GOB claims that “to ensure transparency in the selection process,” Cabinet had appointed a tender selection panel, chaired by Auditor General Edmund Zuniga, to recommend a company that would be able to administer the lottery for the next 10-year period, in the first instance, starting April 1, 2010. The arrangement should be assessed every two years.
Privatizing the public lottery was a Cabinet decision made early 2009, said the government release. Cabinet made the final decision at last Tuesday’s session, even though the briefing from that meeting did not breathe a word of the decision.
Other members of the selection panel were Senator Godwin Hulse, a representative of the Ministry of Finance, and three members from the Lotteries Committee and Gaming Control Board.
“The panel concluded that Brads Gaming Company Ltd. was the best equipped to administer the lotteries programs on behalf of the Government,” GOB’s release said.
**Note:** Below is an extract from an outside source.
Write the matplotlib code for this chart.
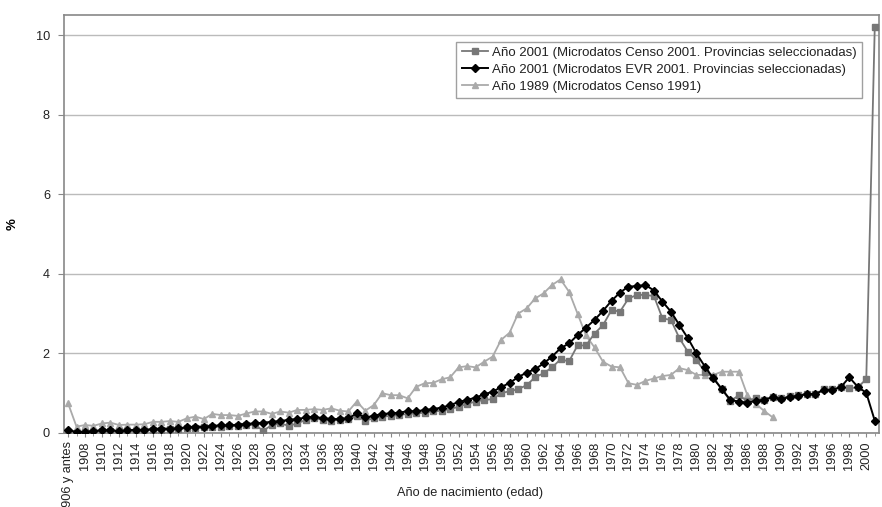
import matplotlib
matplotlib.use("Agg")
import matplotlib.pyplot as plt
from matplotlib.ticker import FixedLocator, MultipleLocator

plt.rcParams['font.family'] = ['Liberation Sans', 'DejaVu Sans']

categories = ["1906 y antes"] + [str(y) for y in range(1907, 2002)]

censo2001 = [0.03, 0.01, 0.02, 0.03, 0.05, 0.05, 0.04, 0.05, 0.06, 0.06,
             0.08, 0.08, 0.09, 0.10, 0.12, 0.13, 0.14, 0.15, 0.16, 0.17,
             0.18, 0.20, 0.20, 0.06, 0.20, 0.24, 0.18, 0.24, 0.33, 0.37,
             0.33, 0.31, 0.33, 0.34, 0.42, 0.31, 0.37, 0.41, 0.43, 0.45,
             0.48, 0.49, 0.51, 0.54, 0.56, 0.60, 0.66, 0.73, 0.79, 0.83,
             0.85, 1.00, 1.05, 1.10, 1.20, 1.40, 1.50, 1.65, 1.85, 1.80,
             2.20, 2.20, 2.50, 2.71, 3.09, 3.05, 3.38, 3.47, 3.47, 3.44,
             2.88, 2.84, 2.38, 2.04, 1.83, 1.54, 1.40, 1.10, 0.80, 0.95,
             0.80, 0.88, 0.82, 0.90, 0.88, 0.92, 0.95, 0.98, 0.98, 1.10,
             1.10, 1.15, 1.12, 1.15, 1.35, 10.2]

evr2001 = [0.07, 0.03, 0.03, 0.05, 0.07, 0.07, 0.05, 0.07, 0.08, 0.08,
           0.10, 0.11, 0.11, 0.12, 0.14, 0.16, 0.16, 0.18, 0.19, 0.19,
           0.21, 0.23, 0.24, 0.26, 0.28, 0.30, 0.33, 0.35, 0.39, 0.41,
           0.37, 0.35, 0.35, 0.37, 0.49, 0.39, 0.43, 0.48, 0.49, 0.51,
           0.55, 0.54, 0.58, 0.60, 0.64, 0.70, 0.78, 0.83, 0.89, 0.97,
           1.04, 1.15, 1.26, 1.40, 1.52, 1.60, 1.75, 1.92, 2.13, 2.25,
           2.46, 2.65, 2.84, 3.07, 3.32, 3.53, 3.68, 3.69, 3.72, 3.58,
           3.30, 3.05, 2.71, 2.38, 2.00, 1.67, 1.37, 1.10, 0.83, 0.79,
           0.76, 0.81, 0.83, 0.91, 0.85, 0.91, 0.93, 0.98, 0.98, 1.08,
           1.08, 1.15, 1.40, 1.16, 1.01, 0.31]

censo1991 = [0.75, 0.16, 0.20, 0.18, 0.24, 0.26, 0.20, 0.21, 0.21, 0.22,
             0.28, 0.28, 0.30, 0.28, 0.37, 0.41, 0.35, 0.48, 0.45, 0.45,
             0.43, 0.49, 0.54, 0.54, 0.48, 0.54, 0.51, 0.58, 0.58, 0.60,
             0.58, 0.62, 0.56, 0.54, 0.79, 0.56, 0.70, 1.00, 0.95, 0.95,
             0.87, 1.16, 1.25, 1.26, 1.35, 1.40, 1.65, 1.68, 1.65, 1.79,
             1.92, 2.34, 2.52, 3.00, 3.13, 3.38, 3.51, 3.72, 3.86, 3.55,
             3.00, 2.45, 2.15, 1.79, 1.67, 1.65, 1.25, 1.21, 1.31, 1.37,
             1.43, 1.46, 1.63, 1.58, 1.46, 1.46, 1.46, 1.54, 1.54, 1.54,
             0.95, 0.73, 0.55, 0.39]

legend_labels = ["Año 2001 (Microdatos Censo 2001. Provincias seleccionadas)",
                 "Año 2001 (Microdatos EVR 2001. Provincias seleccionadas)",
                 "Año 1989 (Microdatos Censo 1991)"]

fig = plt.figure(figsize=(8.82, 5.07), dpi=100)
ax = fig.add_axes([0.0723, 0.146, 0.9243, 0.824])

x_all = list(range(len(categories)))
ax.plot(x_all, censo2001, color='#777777', marker='s', markersize=4.5,
        linewidth=1.3, label=legend_labels[0], zorder=3)
ax.plot(x_all, evr2001, color='black', marker='D', markersize=4.0,
        linewidth=1.4, label=legend_labels[1], zorder=4)
ax.plot(x_all[:len(censo1991)], censo1991, color='#aaaaaa', marker='^',
        markersize=4.8, linewidth=1.3, label=legend_labels[2], zorder=2)

ax.set_xlim(-0.5, len(categories) - 0.5)
ax.set_ylim(0, 10.5)
ax.yaxis.set_major_locator(FixedLocator([0, 2, 4, 6, 8, 10]))
ax.yaxis.grid(True, color='#bbbbbb', linewidth=1.0)
ax.set_axisbelow(True)

ax.set_xticks(x_all[::2])
ax.set_xticklabels(categories[::2], rotation=90, fontsize=9.2, color='#222222')
ax.xaxis.set_minor_locator(MultipleLocator(1))
ax.tick_params(axis='x', which='major', length=3, color='#888888', pad=3)
ax.tick_params(axis='x', which='minor', length=2, color='#888888')
ax.tick_params(axis='y', length=4, color='#888888', labelsize=9.2,
               labelcolor='#222222', pad=6)

for s in ['left', 'bottom', 'top', 'right']:
    ax.spines[s].set_color('#888888')
    ax.spines[s].set_linewidth(1.2)

ax.set_ylabel('%', fontsize=9.5, fontweight='bold', rotation=90, labelpad=12)
fig.text(0.533, 0.027, 'Año de nacimiento (edad)', ha='center', va='center',
         fontsize=9.2, color='#222222')

leg = ax.legend(loc='upper right', bbox_to_anchor=(0.979, 0.937),
                fontsize=9.5, frameon=True, fancybox=False, handlelength=2.0,
                borderpad=0.4, labelspacing=0.35, handletextpad=0.3,
                borderaxespad=0)
leg.get_frame().set_edgecolor('#888888')
leg.get_frame().set_linewidth(1.0)
for t in leg.get_texts():
    t.set_color('#222222')

fig.savefig('out.png', dpi=100)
The release added that, “...in the first year of private management of the lotteries programs, nothing essentially will change as far as the purchase of lottery tickets is concerned. At the end of the first year, the transition to electronic sales will commence.”
The revenues will go to the Official Charities Fund (OCF) for social and poverty alleviation programs, GOB claims, without detailing what Brads Gaming Company Ltd. will get for managing the public lotteries.
Neither did the government release disclose the value of the 10-year contract, or who owns and controls the company that has been picked to take over the public lotteries.